Sebelumnya, diplomat Eropa mengatakan bahwa mereka sangat ingin menyelamatkan kesepakatan dari potensi keruntuhan dengan mengecilkan hati Presiden AS Donald Trump yang mengancam akan menarik dari pada bulan Mei. Pada 12 Mei, Trump diperkirakan akan memperpanjang keringanan sanksi ekonomi yang dikenakan pada Iran. Ia mengatakan, bagaimanapun, bahwa ia tidak akan melakukannya jika kesepakatan itu tidak "diperbaiki".
JCPOA dinegosiasikan pada musim panas tahun 2015 dengan ketentuan yang dimaksudkan untuk mengurangi program nuklir Teheran dengan mengurangi jumlah fasilitas pengayaannya sebesar dua pertiga, mengurangi stok uranium yang diperkaya sebesar 98 persen dan mempertahankan pengayaan di bawah tingkat senjata. Sebagai gantinya, enam negara sepakat untuk mencabut sanksi yang dikenakan pada Republik Islam selama satu dekade karena program nuklirnya.
Namun, kesepakatan tersebut tidak pernah menutupi aktivitas rudal Iran atau tindakan lainnya. Iran berulang kali menolak untuk membahas program rudalnya dengan negara-negara Barat, menambahkan bahwa program rudalnya dikembangkan semata-mata untuk tujuan pertahanan.
Pada awal Maret, juru bicara Angkatan Bersenjata Iran Masoud Jazayeri mengatakan bahwa Teheran akan melakukan negosiasi mengenai isu program rudal Iran hanya setelah AS dan Eropa menghancurkan senjata nuklir dan rudal jarak jauh yang mereka miliki.
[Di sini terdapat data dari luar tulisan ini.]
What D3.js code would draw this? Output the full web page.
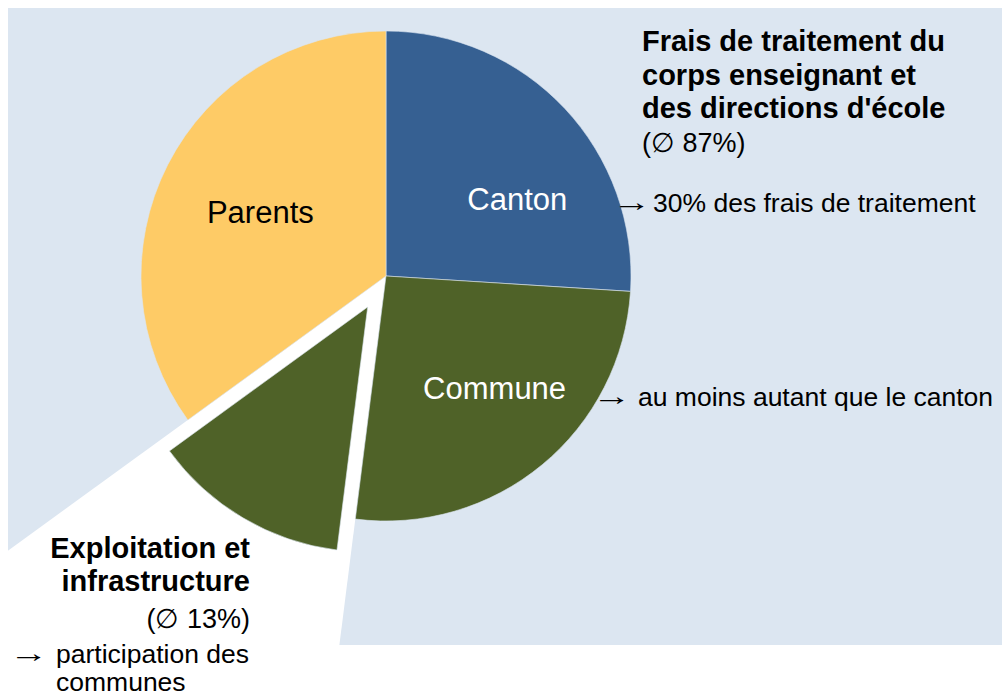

Pada saat yang sama, seorang penasihat senior pemimpin tertinggi Iran mengatakan bahwa Republik Islamlah yang akan memutuskan jenis rudal yang bisa dimilikinya.
Teheran juga menolak untuk menegosiasikan kembali kesepakatan 2015 dan mengatakan tidak akan menerima kesepakatan tambahan untuk itu.
"JCPOA adalah produk negosiasi panjang dan satu paket pertukaran yang telah dilakukan," ujar wakil menteri luar negeri Iran, Abbas Araghchi, saat dia mengesampingkan adanya perubahan atau amandemen terhadap perjanjian itu.
Kepatuhan Teheran terhadap kesepakatan 2015 kemudian berulang kali dikonfirmasi oleh Badan Energi Atom Internasional (IAEA), sebuah badan pengawas nuklir PBB. Trump, bagaimanapun, berulang kali menyebut kesepakatan itu sebagai kesepakatan terburuk yang pernah dinegosiasikan, dan menunjukkan aspirasi yang jelas untuk membongkar hal itu dalam banyak kesempatan.
Rusia dan China tanpa henti memperingatkan AS untuk tidak secara sepihak merevisi kesepakatan tersebut, yang menurut mereka akan merugikan keamanan global. Pada akhir Januari, Moskow memperingatkan bahwa Washington "menghasut" negara-negara Eropa untuk mengubah atau memperbaiki kesepakatan nuklir dengan ancaman menarik diri dari kesepakatan tersebut dan menuntut agar "kekurangan" kesepakatan diperbaiki.